The results of this spectrum have most notably seen in incidents such as the attacker of the US servicemen in Palmyra, a member of the government security forces affiliated with IS; in the highly supportive sentiments expressed by government-affiliated fighters for the inhabitants upon reaching Al-Hol; in the action of a fighter from the Syrian Arab Army who was killed trying to infiltrate into the Al-Hol camp and extract families linked to IS; and in the sanctioning of a Syrian Army divisional commander for having directly employed former IS fighters. Given the hardline stances of many members of the Shara’a government, this is a key consideration that Shara’a has to take into account as he seeks also to work with the international community – potentially limiting his ability to pursue a substantial anti-IS operations in a way that the SDF had no qualms in doing. 

Factors working against a resurgence 

One key element is the removal of potential future fighters for the organisation. The CF as already commenced operation to transfer as many as 7,000 suspected IS members, previously held in a set of detention facilities cross NES and administered by the SDF, to prisons in Iraq. While this action only moves this pool of potential members to a neighbouring country, it secures them for the foreseeable future against being accessed more readily than within the currently uncertain setting of NES.  

The US and CF counter-IS effort will likely continue now in cooperation with the STG. There appears to be still a strong imperative within the US government to do so: in its most recent Department of Defense budget for countering the IS threat, it stated as part of its justification that if IS is not effectively contained, then its fighters could re-emerge as a potent force, with implications for the region and globally. Some joint STG-CF activities have taken place to date, potentially providing a further bulwark against the reconstitution of IS in the region as this arrangement firms and possibly supersedes the previous SDF-CF coalition.  

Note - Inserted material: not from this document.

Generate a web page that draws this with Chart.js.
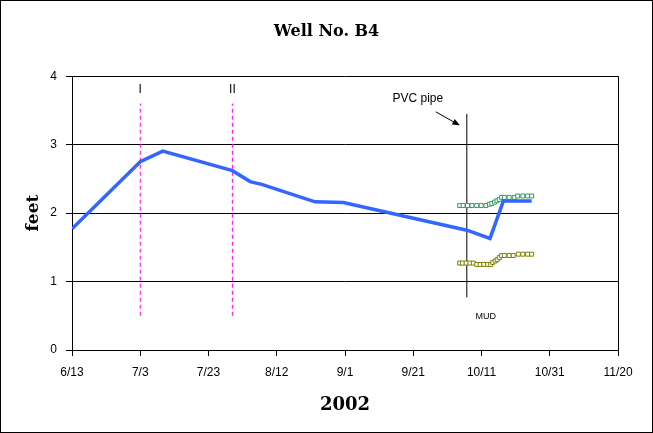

At the grassroots in NES, a number of local tribal groupings remain firmly opposed to IS, remembering the brutality of the so-called caliphate during its heyday and the oppression that it wrought. This opposition previously involved cooperation with the SDF and CF, the formation of local defense units, and the provision of intelligence on IS activities in the area. While the arrangement may change somewhat, the core of resistance to an IS comeback likely remains the same. 

Summary 

At this juncture, it appears highly likely that the Islamic State will derive tangible benefit from the upheaval of recent weeks. The rapid collapse of established security arrangements in north-eastern Syria, the transfer of territorial control, and the disruption of long-standing counter-IS pressure mechanisms together create precisely the type of environment in which the organisation has historically proven adept at operating. 

This does not suggest an imminent return to territorial control or a revival of the so-called caliphate. Rather, it points to an increased opportunity for IS to reconstitute elements of its insurgent network, exploit gaps in governance and security, and replenish its ranks through escapees, sympathisers, and marginalised communities. The combination of stretched STG capacity, various hardline elements with the government highly sympathetic to IS, unresolved detainee management challenges, and the absence – at least in the short term – of a clearly articulated successor framework to the SDF-led counter-IS mission, all serve to lower the barriers to such consolidation. 

At the same time, significant constraints on it remain. Continued Coalition activity, the partial retention of SDF forces in Kurdish-majority areas, and enduring local resistance to IS ideology and methods will complicate any sustained resurgence. The trajectory of the threat will therefore depend less on IS intent – which has remained consistent – and more on the ability of the STG and its partners to rapidly establish coherent security arrangements, maintain pressure on IS networks, and prevent the emergence of permissive spaces in which the group can once again embed itself.